He spent eight seasons there, made two Pro Bowls there, earned NFL Comeback Player of the Year honors there, and yet less than a week away from returning to the only other NFL city that he's ever called home, defensive end Joe Johnson insisted that facing the New Orleans Saints this Sunday won't be anything special.
"I approach this game like any other," Johnson said Monday. "This is a must-win game for us, just like the rest of them are. For me it's not any different than it is for anybody else. It might be slightly more emotional for me, but other than that, it's another game that we must win."
When Johnson signed with the Packers as an unrestricted free agent March 26, he did so with the hopes that he might see more victories in Green Bay than he had in New Orleans.
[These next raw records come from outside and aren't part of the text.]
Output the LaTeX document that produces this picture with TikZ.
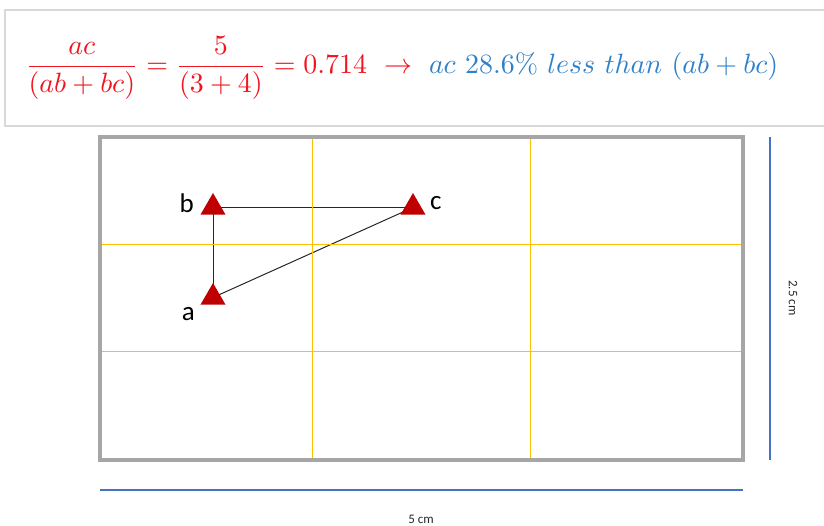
\documentclass[tikz,border=0pt]{standalone}
\usepackage{amsmath}
\usepackage{fontspec}
\newfontfamily\calib{Carlito}
\usetikzlibrary{shapes.geometric,backgrounds}
\definecolor{frmred}{HTML}{F0141E}
\definecolor{frmblue}{HTML}{2E80C8}
\definecolor{gridorange}{HTML}{FFC000}
\definecolor{framegray}{HTML}{A6A6A6}
\definecolor{boxgray}{HTML}{D9D9D9}
\definecolor{dimblue}{HTML}{4472C4}
\definecolor{tridred}{HTML}{C00000}
\tikzset{
  pt/.style={regular polygon, regular polygon sides=3, minimum size=29pt, inner sep=0pt, fill=tridred, draw=none},
  lbl/.style={font=\calib\fontsize{27}{29}\selectfont, inner sep=0pt, text=black},
  dimlbl/.style={font=\calib\fontsize{13}{15}\selectfont, inner sep=0pt, text=black!85},
  conn/.style={draw=black!85, line width=1pt},
  gridl/.style={draw=gridorange, line width=1pt},
  dim/.style={draw=dimblue, line width=1.2pt}
}
\begin{document}
\begin{tikzpicture}[x=1pt,y=-1pt]
\useasboundingbox (0,0) rectangle (824,526);
% formula box
\draw[boxgray, line width=1.2pt] (830,10) -- (5,10) -- (5,126) -- (830,126);
\node[anchor=west, inner sep=0pt] (formula) at (25,68) {\resizebox{753pt}{!}{$\color{frmred}\dfrac{ac}{(ab+bc)} = \dfrac{5}{(3+4)} = 0.714\ \to \color{frmblue}\ ac\ 28.6\%\ less\ than\ (ab+bc)$}};
% grid
\draw[gridl] (312,137) -- (312,460);
\draw[gridl] (530,137) -- (530,460);
\draw[gridl] (100,245) -- (743,245);
\draw[gridl] (100,351) -- (743,351);
\draw[framegray, line width=4pt] (100,137) rectangle (743,460);
% points
\node[pt] (b) at (213,207.5) {};
\node[pt] (c) at (413,207.5) {};
\node[pt] (a) at (213,297.5) {};
\begin{scope}[on background layer]
\draw[conn] (a.center) -- (b.center);
\draw[conn] (b.center) -- (c.center);
\draw[conn] (a.center) -- (c.center);
\end{scope}
\node[lbl, anchor=east] (lb) at (194,203) {b};
\node[lbl, anchor=west] (lc) at (430,203) {c};
\node[lbl, anchor=east] (la) at (195,314) {a};
% dimensions
\coordinate (v1) at (770,137);
\coordinate (v2) at (770,460);
\draw[dim] (v1) -- (v2);
\coordinate (h1) at (100,490);
\coordinate (h2) at (743,490);
\draw[dim] (h1) -- (h2);
\node[dimlbl, rotate=-90] (dv) at (793,298) {2.5 cm};
\node[dimlbl] (dh) at (421,519) {5 cm};
\end{tikzpicture}
\end{document}
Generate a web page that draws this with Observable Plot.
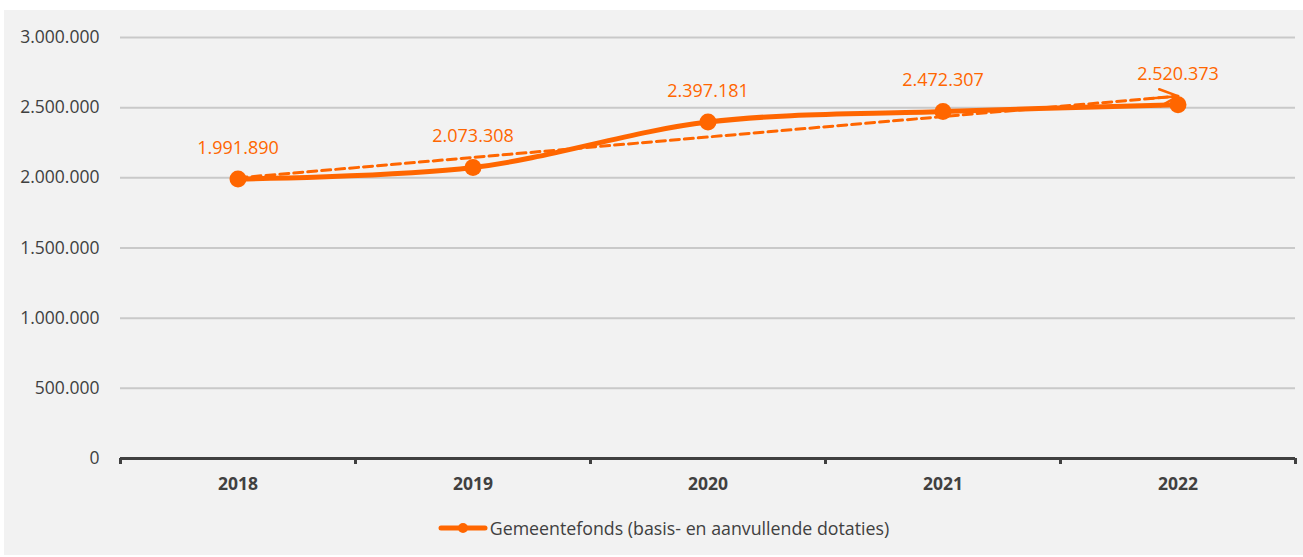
<!DOCTYPE html>
<html><head><meta charset="utf-8">
<script src="https://cdn.jsdelivr.net/npm/d3@7"></script>
<script src="https://cdn.jsdelivr.net/npm/@observablehq/plot@0.6"></script>
<style>
body{margin:0;background:#fff;}
#wrap{position:absolute;left:4px;top:10px;width:1299px;height:545px;background:#f2f2f2;font-family:"Open Sans",sans-serif;}
#legend{display:flex;justify-content:center;align-items:center;height:36px;padding-left:20px;color:#404040;font-size:17.8px;}
#legend svg{margin-right:2px;}
</style></head><body>
<div id="wrap"><div id="chart"></div><div id="legend"></div></div>
<script>
const years = [2018, 2019, 2020, 2021, 2022];
const values = [1991890, 2073308, 2397181, 2472307, 2520373];
const yTicks = [0, 500000, 1000000, 1500000, 2000000, 2500000, 3000000];
const seriesName = "Gemeentefonds (basis- en aanvullende dotaties)";

const orange = "#ff6600";
const nl = d3.formatLocale({decimal: ",", thousands: ".", grouping: [3], currency: ["€ ", ""]});
const fmt = nl.format(",");
const data = years.map((year, i) => ({year, value: values[i]}));

// linear trend line derived from the data
const mx = d3.mean(years), my = d3.mean(values);
const slope = d3.sum(years, (x, i) => (x - mx) * (values[i] - my)) / d3.sum(years, x => (x - mx) ** 2);
const icpt = my - slope * mx;
const tx = [years[0], years[years.length - 1]];
const trend = tx.map(x => ({year: x, value: icpt + slope * x}));
const bounds = [...years.map(y => y - 0.5), years[years.length - 1] + 0.5];

const chart = Plot.plot({
  width: 1299, height: 500,
  marginLeft: 116, marginRight: 8, marginTop: 27, marginBottom: 52,
  style: {background: "transparent", fontFamily: "Open Sans, sans-serif", overflow: "visible"},
  x: {type: "linear", domain: [bounds[0], bounds[bounds.length - 1]], label: null},
  y: {domain: [0, 3000000], label: null},
  marks: [
    Plot.gridY(yTicks.slice(1), {stroke: "#c9c9c9", strokeOpacity: 1, strokeWidth: 2}),
    Plot.line(trend, {x: "year", y: "value", stroke: orange, strokeWidth: 3, strokeDasharray: "9,5"}),
    Plot.arrow([trend], {x1: d => d[0].year, y1: d => d[0].value, x2: d => d[1].year, y2: d => d[1].value,
      stroke: orange, strokeWidth: 2.5, headLength: 12, headAngle: 50, insetStart: 915}),
    Plot.line(data, {x: "year", y: "value", stroke: orange, strokeWidth: 5, curve: "catmull-rom"}),
    Plot.dot(data, {x: "year", y: "value", r: 8.5, fill: orange}),
    Plot.text(data, {x: "year", y: "value", text: d => fmt(d.value), dy: -31, fill: orange, fontSize: 18}),
    Plot.ruleY([0], {stroke: "#404040", strokeWidth: 3}),
    Plot.axisX({ticks: bounds, tickSize: 6, tickFormat: () => "", stroke: "#404040", strokeWidth: 3, label: null}),
    Plot.axisX({ticks: years, tickSize: 0, tickPadding: 19, tickFormat: d => String(d), fontSize: 17.5, fontWeight: "bold", fill: "#404040", label: null}),
    Plot.axisY({ticks: yTicks, tickSize: 0, tickPadding: 21, tickFormat: fmt, fontSize: 17.5, fill: "#404040", label: null})
  ]
});
document.getElementById("chart").appendChild(chart);

const legend = document.getElementById("legend");
legend.innerHTML = `<svg width="50" height="14"><line x1="3" y1="7" x2="47" y2="7" stroke="${orange}" stroke-width="5" stroke-linecap="round"/><circle cx="25" cy="7" r="5" fill="${orange}"/></svg><span></span>`;
legend.querySelector("span").textContent = seriesName;
</script>
</body></html>
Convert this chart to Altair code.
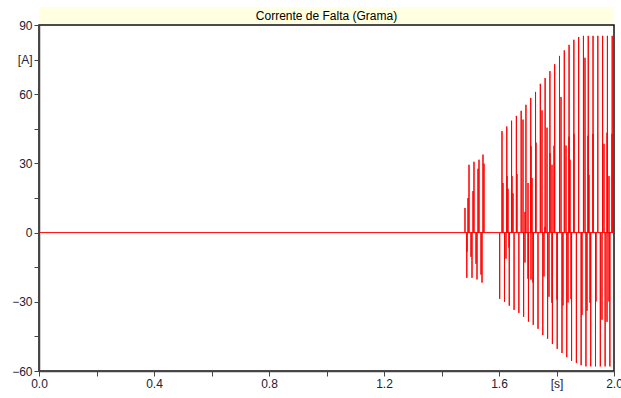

In his eight years there, the Saints had but one winning season, compared to seven for the Packers over that span.
But the fact remains that Johnson isn't with the Packers today because he wanted to escape from the team that had gone 49-79 in his tenure, but because the team that had gone 49-79 didn't seem to want him back.
"I didn't make a decision to leave (New Orleans)," Johnson said, citing the Saints' unwillingness to meet his contract demands. "There was no decision to be made except for where I was going to move on from there to . . . In the beginning I was prepared to work things out and remain there, but that didn't work out."
Although he missed all of the 1999 season after tearing his right patellar tendon during training camp, in the two seasons since Johnson demonstrated the same every-down grit and determination that has characterized his career.
In 2000 he tallied a career-best 12 sacks among his 66 tackles, which he followed up with a 9-sack, 65-tackle performance last year.
That a downtrodden franchise would let its No. 5 all-time sack leader leave town without much of a fight seems puzzling to Johnson, but he also suggested that his departure was just another in a line Saints personnel decisions that left no solid explanation.
"This is not the first time this has happened in that organization, it's nothing new," Johnson said. "I don't look back at it, I just move on for the future. For me that's history. I don't have any ill feelings about the way it worked out . . .
"I think the majority of things happen for a reason; some things just happen. I try not to read too much into them because at that time and point you never really know and you kind of wreck yourself, wrack your brain, trying to figure out why things happened instead of just going through and carrying on with life."
Carrying on brought Johnson to Green Bay, but the 30-year-old St. Louis native said New Orleans would always be a second home to him. Two of his daughters still live there. And if his recent trips south have been any indication, fan reaction when he returns to the confines of the Louisiana Superdome will be that of appreciation.
"I've got the feeling that a lot of the fans understand that it's just a business and things like that happen," Johnson said. "I expect a pretty warm reception."
If he gets it, maybe Sunday's game will be something special for Johnson after all.